Copy the data that follows, character for character, minus the pictures.

___ DATA LINES

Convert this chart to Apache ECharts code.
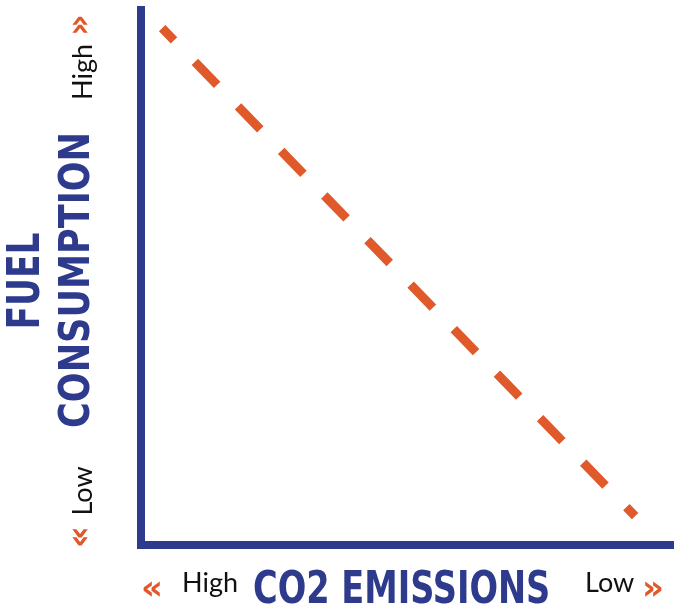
<!DOCTYPE html>
<html>
<head>
<meta charset="utf-8">
<script src="https://cdn.jsdelivr.net/npm/echarts@6/dist/echarts.min.js"></script>
<style>
  html, body { margin: 0; padding: 0; background: #fff; }
  #chart { width: 676px; height: 610px; }
</style>
</head>
<body>
<div id="chart"></div>
<script>
// trend line: CO2 emissions (x, high -> low) vs fuel consumption (y)
const xValues = [0.040, 0.934]
const yValues = [0.966, 0.054]
const xLabels = ['High', 'Low']
const yLabels = ['Low', 'High']

const blue = '#2e3a8c'
const orange = '#e0592a'
const titleFont = '"DejaVu Sans Condensed", "DejaVu Sans", sans-serif'
const labelFont = 'Lato, "Open Sans", sans-serif'
const arrowFont = 'bold 34px "DejaVu Sans", sans-serif'

const chart = echarts.init(document.getElementById('chart'))

const option = {
  animation: false,
  grid: { left: 141, right: 6, top: 10, bottom: 65 },
  xAxis: {
    type: 'value', min: 0, max: 1,
    axisLine: { show: true, lineStyle: { color: blue, width: 8, cap: 'square' } },
    axisTick: { show: false }, axisLabel: { show: false }, splitLine: { show: false }
  },
  yAxis: {
    type: 'value', min: 0, max: 1,
    axisLine: { show: true, lineStyle: { color: blue, width: 8, cap: 'square' } },
    axisTick: { show: false }, axisLabel: { show: false }, splitLine: { show: false }
  },
  series: [{
    type: 'line',
    data: xValues.map((x, i) => [x, yValues[i]]),
    symbol: 'none',
    lineStyle: { color: orange, width: 9, type: [32, 30], dashOffset: 15, cap: 'butt' }
  }],
  graphic: [
    // x axis
    { type: 'text', x: 152, y: 590, style: { text: '«', fill: orange, font: arrowFont, align: 'center', verticalAlign: 'middle' } },
    { type: 'text', left: 182, top: 570, style: { text: xLabels[0], fill: '#111', font: '27px ' + labelFont } },
    { type: 'text', left: 253, top: 569, scaleX: 0.83, style: { text: 'CO2 EMISSIONS', fill: blue, font: 'bold 45px ' + titleFont } },
    { type: 'text', left: 585, top: 570, style: { text: xLabels[1], fill: '#111', font: '27px ' + labelFont } },
    { type: 'text', x: 653, y: 590, style: { text: '»', fill: orange, font: arrowFont, align: 'center', verticalAlign: 'middle' } },
    // y axis
    { type: 'text', x: 83, y: 72, rotation: Math.PI / 2, style: { text: yLabels[1], fill: '#111', font: '27px ' + labelFont, align: 'center', verticalAlign: 'middle' } },
    { type: 'text', x: 81, y: 25, rotation: Math.PI / 2, style: { text: '»', fill: orange, font: arrowFont, align: 'center', verticalAlign: 'middle' } },
    { type: 'text', x: 83, y: 491, rotation: Math.PI / 2, style: { text: yLabels[0], fill: '#111', font: '27px ' + labelFont, align: 'center', verticalAlign: 'middle' } },
    { type: 'text', x: 81, y: 537, rotation: Math.PI / 2, style: { text: '«', fill: orange, font: arrowFont, align: 'center', verticalAlign: 'middle' } },
    { type: 'text', x: 28, y: 281, rotation: Math.PI / 2, scaleX: 0.87, style: { text: 'FUEL', fill: blue, font: 'bold 44px ' + titleFont, align: 'center', verticalAlign: 'middle' } },
    { type: 'text', x: 78, y: 280, rotation: Math.PI / 2, scaleX: 0.93, style: { text: 'CONSUMPTION', fill: blue, font: 'bold 42px ' + titleFont, align: 'center', verticalAlign: 'middle' } }
  ]
}

chart.setOption(option)
window.addEventListener('resize', function () {
  chart.resize()
})
</script>
</body>
</html>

______

- SOLVED PROBLEM -
Convert this chart to Apache ECharts code.
<!DOCTYPE html>
<html>
<head>
<meta charset="utf-8">
<script src="https://cdn.jsdelivr.net/npm/echarts@6/dist/echarts.min.js"></script>
<style>
  html, body { margin: 0; padding: 0; background: #fff; }
  #chart { width: 676px; height: 610px; }
</style>
</head>
<body>
<div id="chart"></div>
<script>
// trend line: CO2 emissions (x, high -> low) vs fuel consumption (y)
const xValues = [0.040, 0.934]
const yValues = [0.966, 0.054]
const xLabels = ['High', 'Low']
const yLabels = ['Low', 'High']

const blue = '#2e3a8c'
const orange = '#e0592a'
const titleFont = '"DejaVu Sans Condensed", "DejaVu Sans", sans-serif'
const labelFont = 'Lato, "Open Sans", sans-serif'
const arrowFont = 'bold 34px "DejaVu Sans", sans-serif'

const chart = echarts.init(document.getElementById('chart'))

const option = {
  animation: false,
  grid: { left: 141, right: 6, top: 10, bottom: 65 },
  xAxis: {
    type: 'value', min: 0, max: 1,
    axisLine: { show: true, lineStyle: { color: blue, width: 8, cap: 'square' } },
    axisTick: { show: false }, axisLabel: { show: false }, splitLine: { show: false }
  },
  yAxis: {
    type: 'value', min: 0, max: 1,
    axisLine: { show: true, lineStyle: { color: blue, width: 8, cap: 'square' } },
    axisTick: { show: false }, axisLabel: { show: false }, splitLine: { show: false }
  },
  series: [{
    type: 'line',
    data: xValues.map((x, i) => [x, yValues[i]]),
    symbol: 'none',
    lineStyle: { color: orange, width: 9, type: [32, 30], dashOffset: 15, cap: 'butt' }
  }],
  graphic: [
    // x axis
    { type: 'text', x: 152, y: 590, style: { text: '«', fill: orange, font: arrowFont, align: 'center', verticalAlign: 'middle' } },
    { type: 'text', left: 182, top: 570, style: { text: xLabels[0], fill: '#111', font: '27px ' + labelFont } },
    { type: 'text', left: 253, top: 569, scaleX: 0.83, style: { text: 'CO2 EMISSIONS', fill: blue, font: 'bold 45px ' + titleFont } },
    { type: 'text', left: 585, top: 570, style: { text: xLabels[1], fill: '#111', font: '27px ' + labelFont } },
    { type: 'text', x: 653, y: 590, style: { text: '»', fill: orange, font: arrowFont, align: 'center', verticalAlign: 'middle' } },
    // y axis
    { type: 'text', x: 83, y: 72, rotation: Math.PI / 2, style: { text: yLabels[1], fill: '#111', font: '27px ' + labelFont, align: 'center', verticalAlign: 'middle' } },
    { type: 'text', x: 81, y: 25, rotation: Math.PI / 2, style: { text: '»', fill: orange, font: arrowFont, align: 'center', verticalAlign: 'middle' } },
    { type: 'text', x: 83, y: 491, rotation: Math.PI / 2, style: { text: yLabels[0], fill: '#111', font: '27px ' + labelFont, align: 'center', verticalAlign: 'middle' } },
    { type: 'text', x: 81, y: 537, rotation: Math.PI / 2, style: { text: '«', fill: orange, font: arrowFont, align: 'center', verticalAlign: 'middle' } },
    { type: 'text', x: 28, y: 281, rotation: Math.PI / 2, scaleX: 0.87, style: { text: 'FUEL', fill: blue, font: 'bold 44px ' + titleFont, align: 'center', verticalAlign: 'middle' } },
    { type: 'text', x: 78, y: 280, rotation: Math.PI / 2, scaleX: 0.93, style: { text: 'CONSUMPTION', fill: blue, font: 'bold 42px ' + titleFont, align: 'center', verticalAlign: 'middle' } }
  ]
}

chart.setOption(option)
window.addEventListener('resize', function () {
  chart.resize()
})
</script>
</body>
</html>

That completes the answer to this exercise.